■ Given instruction ■
Begin with the first line and repeat exactly through the line containing "bot_yticks = [-0.5, 0.0, 0.5, 1.0]"; leave every image out.

■ Data section ■
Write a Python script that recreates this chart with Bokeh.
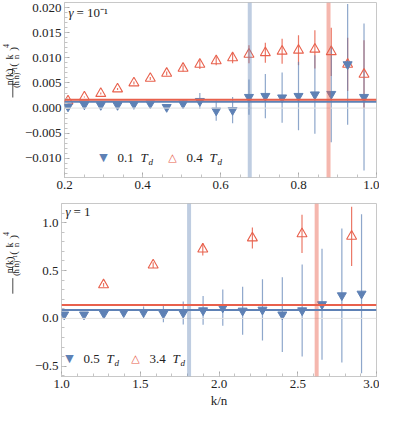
import math
from bokeh.plotting import figure
from bokeh.layouts import column, row
from bokeh.models import (Range1d, LinearAxis, Label, Span, FixedTicker,
                          CustomJSTickFormatter)
from bokeh.embed import file_html
from bokeh.resources import INLINE

# ---------------- data: top panel (gamma = 10^-1) ----------------
top_k = [0.209, 0.251, 0.293, 0.336, 0.378, 0.420, 0.462, 0.504, 0.547, 0.589,
         0.631, 0.673, 0.715, 0.758, 0.800, 0.842, 0.884, 0.926, 0.968]
top_blue = [0.0003, 0.0007, 0.0006, 0.0006, 0.0008, 0.0009, 0.0002, 0.0009, 0.0014, -0.0005,
            -0.0004, 0.0022, 0.0024, 0.0021, 0.0024, 0.0027, 0.0028, 0.0087, 0.0022]
top_blue_err = [0.0002, 0.0002, 0.0003, 0.0003, 0.0003, 0.0004, 0.0005, 0.0008, 0.0016, 0.0020,
                0.0026, 0.0035, 0.0044, 0.0050, 0.0068, 0.0078, 0.0096, 0.0120, 0.0146]
top_red = [0.0014, 0.0022, 0.0029, 0.0038, 0.0050, 0.0059, 0.0069, 0.0079, 0.0087, 0.0094,
           0.0100, 0.0107, 0.0110, 0.0113, 0.0115, 0.0117, 0.0112, 0.0087, 0.0067]
top_red_err = [0.0001, 0.0001, 0.0002, 0.0002, 0.0003, 0.0003, 0.0004, 0.0006, 0.0009, 0.0009,
               0.0011, 0.0018, 0.0020, 0.0025, 0.0030, 0.0038, 0.0048, 0.0053, 0.0068]
top_hlines = {"blue": 0.00128, "red": 0.00167}
top_vbands = {"blue": 0.675, "red": 0.877}
top_legend = ["0.1", "0.4"]

# ---------------- data: bottom panel (gamma = 1) ----------------
bot_k_blue = [1.017, 1.143, 1.269, 1.395, 1.521, 1.647, 1.773, 1.899, 2.024, 2.150,
              2.276, 2.402, 2.528, 2.654, 2.780, 2.905]
bot_blue = [0.040, 0.040, 0.050, 0.063, 0.063, 0.050, 0.057, 0.083, 0.113, 0.080,
            0.090, 0.040, 0.083, 0.147, 0.240, 0.257]
bot_blue_err = [0.010, 0.015, 0.020, 0.030, 0.060, 0.090, 0.120, 0.150, 0.190, 0.250,
                0.320, 0.390, 0.480, 0.580, 0.700, 0.830]
bot_k_red = [1.267, 1.582, 1.897, 2.212, 2.527, 2.842]
bot_red = [0.350, 0.557, 0.723, 0.840, 0.883, 0.857]
bot_red_err = [0.020, 0.030, 0.065, 0.110, 0.200, 0.310]
bot_hlines = {"blue": 0.087, "red": 0.140}
bot_vbands = {"blue": 1.81, "red": 2.62}
bot_legend = ["0.5", "3.4"]

# tick values
top_xticks = [0.2, 0.4, 0.6, 0.8, 1.0]
top_yticks = [-0.010, -0.005, 0.0, 0.005, 0.010, 0.015, 0.020]
bot_xticks = [1.0, 1.5, 2.0, 2.5, 3.0]
bot_yticks = [-0.5, 0.0, 0.5, 1.0]

BLUE = "#5E81B5"
RED = "#E8604C"
SERIF = "Liberation Serif, Times New Roman, serif"
FRAME_H = 175
LAB_W = 21
MAIN_W = 379 - LAB_W


def fmt(digits):
    return CustomJSTickFormatter(code=(
        "const s = Math.abs(tick).toFixed(%d); "
        "return (tick < -1e-12 ? '\\u2212' : '') + s;" % digits))


def minor_list(lo, hi, step):
    n = int(round((hi - lo) / step))
    return [round(lo + i * step, 6) for i in range(n + 1)]


def style_axis(ax, ticks, minor, formatter):
    ax.ticker = FixedTicker(ticks=ticks, minor_ticks=minor)
    ax.axis_line_color = None
    ax.major_tick_in = 5
    ax.major_tick_out = 0
    ax.minor_tick_in = 3
    ax.minor_tick_out = 0
    ax.major_tick_line_color = "#a8a8a8"
    ax.minor_tick_line_color = "#c4c4c4"
    ax.formatter = formatter
    ax.major_label_text_font = SERIF
    ax.major_label_text_font_size = "13px"
    ax.major_label_text_color = "#222222"
    ax.major_label_standoff = 3


def make_fig(height, xr, yr, btop, bbottom, xticks, xminor, yticks, yminor, xd, yd):
    p = figure(width=MAIN_W, height=height, x_range=Range1d(*xr), y_range=Range1d(*yr),
               output_backend="svg", toolbar_location=None,
               x_axis_location=None, y_axis_location=None,
               min_border_left=69 - 8 - LAB_W, min_border_right=3,
               min_border_top=btop, min_border_bottom=bbottom)
    p.grid.visible = False
    p.outline_line_color = "#c8c8c8"
    p.outline_line_width = 1
    p.background_fill_color = "white"
    p.border_fill_color = "white"
    for loc, ticks, minor, d in [("below", xticks, xminor, xd),
                                 ("left", yticks, yminor, yd)]:
        ax = LinearAxis()
        style_axis(ax, ticks, minor, fmt(d))
        p.add_layout(ax, loc)
    p.add_layout(Span(location=0, dimension="width", line_color="#e2e2e2", line_width=1))
    return p


def draw_data(p, kb, vb, eb, kr, vr, er, hl, vbands, msize):
    p.add_layout(Span(location=vbands["blue"], dimension="height",
                      line_color=BLUE, line_alpha=0.4, line_width=4))
    p.add_layout(Span(location=vbands["red"], dimension="height",
                      line_color=RED, line_alpha=0.45, line_width=4))
    p.segment(x0=kr, x1=kr, y0=[v - e for v, e in zip(vr, er)],
              y1=[v + e for v, e in zip(vr, er)], line_color=RED, line_alpha=0.85, line_width=1.2)
    p.segment(x0=kb, x1=kb, y0=[v - e for v, e in zip(vb, eb)],
              y1=[v + e for v, e in zip(vb, eb)], line_color=BLUE, line_alpha=0.7, line_width=1.2)
    p.add_layout(Span(location=hl["blue"], dimension="width", line_color=BLUE, line_width=2))
    p.add_layout(Span(location=hl["red"], dimension="width", line_color=RED, line_width=2))
    p.scatter(kr, vr, marker="triangle", size=msize + 1, fill_alpha=0,
              line_color=RED, line_width=1.1)
    p.scatter(kb, vb, marker="inverted_triangle", size=msize, fill_color=BLUE,
              line_color=BLUE, line_width=1)


def lab(p, text, x, y, size, angle=0.0, italic=False, font=SERIF, color="#222222",
        align="center", baseline="middle"):
    p.add_layout(Label(x=x, y=y, x_units="screen", y_units="screen", text=text,
                       text_font=font, text_font_size="%dpx" % size,
                       text_font_style="italic" if italic else "normal",
                       text_color=color, angle=angle, text_align=align,
                       text_baseline=baseline))


def ylabel_fig(height, bbottom):
    # narrow figure holding the stacked-fraction axis title
    q = figure(width=LAB_W, height=height, x_range=Range1d(0, LAB_W),
               y_range=Range1d(0, height), output_backend="svg", toolbar_location=None,
               x_axis_location=None, y_axis_location=None,
               min_border=0, min_border_left=0, min_border_right=0,
               min_border_top=0, min_border_bottom=0)
    q.grid.visible = False
    q.outline_line_color = None
    q.background_fill_color = "white"
    q.border_fill_color = "white"
    a = math.pi / 2
    c = bbottom + FRAME_H / 2
    lab(q, "n(k)", 8.5, c - 8, 10, angle=a)
    q.segment(x0=[12.3], x1=[12.3], y0=[c - 18], y1=[c + 1], line_color="#333333", line_width=0.9)
    lab(q, "(\u0127 n)\u207b\u00b9", 16, c - 8.5, 8, angle=a)
    lab(q, "(", 12, c + 4, 11, angle=a)
    lab(q, ")", 12, c + 20, 11, angle=a)
    lab(q, "k", 8.5, c + 12, 10, angle=a)
    q.segment(x0=[12], x1=[12], y0=[c + 9], y1=[c + 15], line_color="#333333", line_width=0.8)
    lab(q, "n", 15.5, c + 12, 9, angle=a)
    lab(q, "4", 5, c + 23, 8, angle=a)
    return q


def gamma_label(p, rest):
    lab(p, "\u03b3", 4, FRAME_H - 10, 13, italic=True, align="left")
    lab(p, rest, 12, FRAME_H - 10, 13, align="left")


def legend(p, y, items):
    for (mx, mark, col, num) in items:
        lab(p, mark, mx, y, 11, font="DejaVu Sans", color=col)
        lab(p, num, mx + 14, y, 13, align="left")
        lab(p, "T", mx + 37, y, 13, italic=True, align="left")
        lab(p, "d", mx + 45, y - 4, 9, italic=True, align="left")


# ---------------- top panel ----------------
TOP_B, TOP_BB = 2, 21
h1 = TOP_B + FRAME_H + TOP_BB
p1 = make_fig(h1, (0.2, 1.0), (-0.0138, 0.021), TOP_B, TOP_BB,
              top_xticks, minor_list(0.2, 1.0, 0.05), top_yticks,
              minor_list(-0.013, 0.021, 0.001), 1, 3)
draw_data(p1, top_k, top_blue, top_blue_err, top_k, top_red, top_red_err,
          top_hlines, top_vbands, 9)
gamma_label(p1, "= 10\u207b\u00b9")
legend(p1, 20, [(39, "\u25bc", BLUE, top_legend[0]),
                (108, "\u25b3", RED, top_legend[1])])
q1 = ylabel_fig(h1, TOP_BB)

# ---------------- bottom panel ----------------
BOT_B, BOT_BB = 5, 32
h2 = BOT_B + FRAME_H + BOT_BB
p2 = make_fig(h2, (1.0, 3.0), (-0.607, 1.2), BOT_B, BOT_BB,
              bot_xticks, minor_list(1.0, 3.0, 0.1), bot_yticks,
              minor_list(-0.6, 1.2, 0.1), 1, 1)
p2.below[0].axis_label = "k/n"
p2.below[0].axis_label_text_font = SERIF
p2.below[0].axis_label_text_font_size = "13px"
p2.below[0].axis_label_text_font_style = "normal"
p2.below[0].axis_label_text_color = "#222222"
p2.below[0].axis_label_standoff = 2
draw_data(p2, bot_k_blue, bot_blue, bot_blue_err, bot_k_red, bot_red, bot_red_err,
          bot_hlines, bot_vbands, 9)
gamma_label(p2, "= 1")
legend(p2, 18, [(8, "\u25bc", BLUE, bot_legend[0]),
                (74, "\u25b3", RED, bot_legend[1])])
q2 = ylabel_fig(h2, BOT_BB)

layout = column(row(q1, p1, spacing=0), row(q2, p2, spacing=0), spacing=0)
open("out.html", "w").write(file_html(layout, INLINE))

■ Solution to this task ■
Write a Python script that recreates this chart with Bokeh.
import math
from bokeh.plotting import figure
from bokeh.layouts import column, row
from bokeh.models import (Range1d, LinearAxis, Label, Span, FixedTicker,
                          CustomJSTickFormatter)
from bokeh.embed import file_html
from bokeh.resources import INLINE

# ---------------- data: top panel (gamma = 10^-1) ----------------
top_k = [0.209, 0.251, 0.293, 0.336, 0.378, 0.420, 0.462, 0.504, 0.547, 0.589,
         0.631, 0.673, 0.715, 0.758, 0.800, 0.842, 0.884, 0.926, 0.968]
top_blue = [0.0003, 0.0007, 0.0006, 0.0006, 0.0008, 0.0009, 0.0002, 0.0009, 0.0014, -0.0005,
            -0.0004, 0.0022, 0.0024, 0.0021, 0.0024, 0.0027, 0.0028, 0.0087, 0.0022]
top_blue_err = [0.0002, 0.0002, 0.0003, 0.0003, 0.0003, 0.0004, 0.0005, 0.0008, 0.0016, 0.0020,
                0.0026, 0.0035, 0.0044, 0.0050, 0.0068, 0.0078, 0.0096, 0.0120, 0.0146]
top_red = [0.0014, 0.0022, 0.0029, 0.0038, 0.0050, 0.0059, 0.0069, 0.0079, 0.0087, 0.0094,
           0.0100, 0.0107, 0.0110, 0.0113, 0.0115, 0.0117, 0.0112, 0.0087, 0.0067]
top_red_err = [0.0001, 0.0001, 0.0002, 0.0002, 0.0003, 0.0003, 0.0004, 0.0006, 0.0009, 0.0009,
               0.0011, 0.0018, 0.0020, 0.0025, 0.0030, 0.0038, 0.0048, 0.0053, 0.0068]
top_hlines = {"blue": 0.00128, "red": 0.00167}
top_vbands = {"blue": 0.675, "red": 0.877}
top_legend = ["0.1", "0.4"]

# ---------------- data: bottom panel (gamma = 1) ----------------
bot_k_blue = [1.017, 1.143, 1.269, 1.395, 1.521, 1.647, 1.773, 1.899, 2.024, 2.150,
              2.276, 2.402, 2.528, 2.654, 2.780, 2.905]
bot_blue = [0.040, 0.040, 0.050, 0.063, 0.063, 0.050, 0.057, 0.083, 0.113, 0.080,
            0.090, 0.040, 0.083, 0.147, 0.240, 0.257]
bot_blue_err = [0.010, 0.015, 0.020, 0.030, 0.060, 0.090, 0.120, 0.150, 0.190, 0.250,
                0.320, 0.390, 0.480, 0.580, 0.700, 0.830]
bot_k_red = [1.267, 1.582, 1.897, 2.212, 2.527, 2.842]
bot_red = [0.350, 0.557, 0.723, 0.840, 0.883, 0.857]
bot_red_err = [0.020, 0.030, 0.065, 0.110, 0.200, 0.310]
bot_hlines = {"blue": 0.087, "red": 0.140}
bot_vbands = {"blue": 1.81, "red": 2.62}
bot_legend = ["0.5", "3.4"]

# tick values
top_xticks = [0.2, 0.4, 0.6, 0.8, 1.0]
top_yticks = [-0.010, -0.005, 0.0, 0.005, 0.010, 0.015, 0.020]
bot_xticks = [1.0, 1.5, 2.0, 2.5, 3.0]
bot_yticks = [-0.5, 0.0, 0.5, 1.0]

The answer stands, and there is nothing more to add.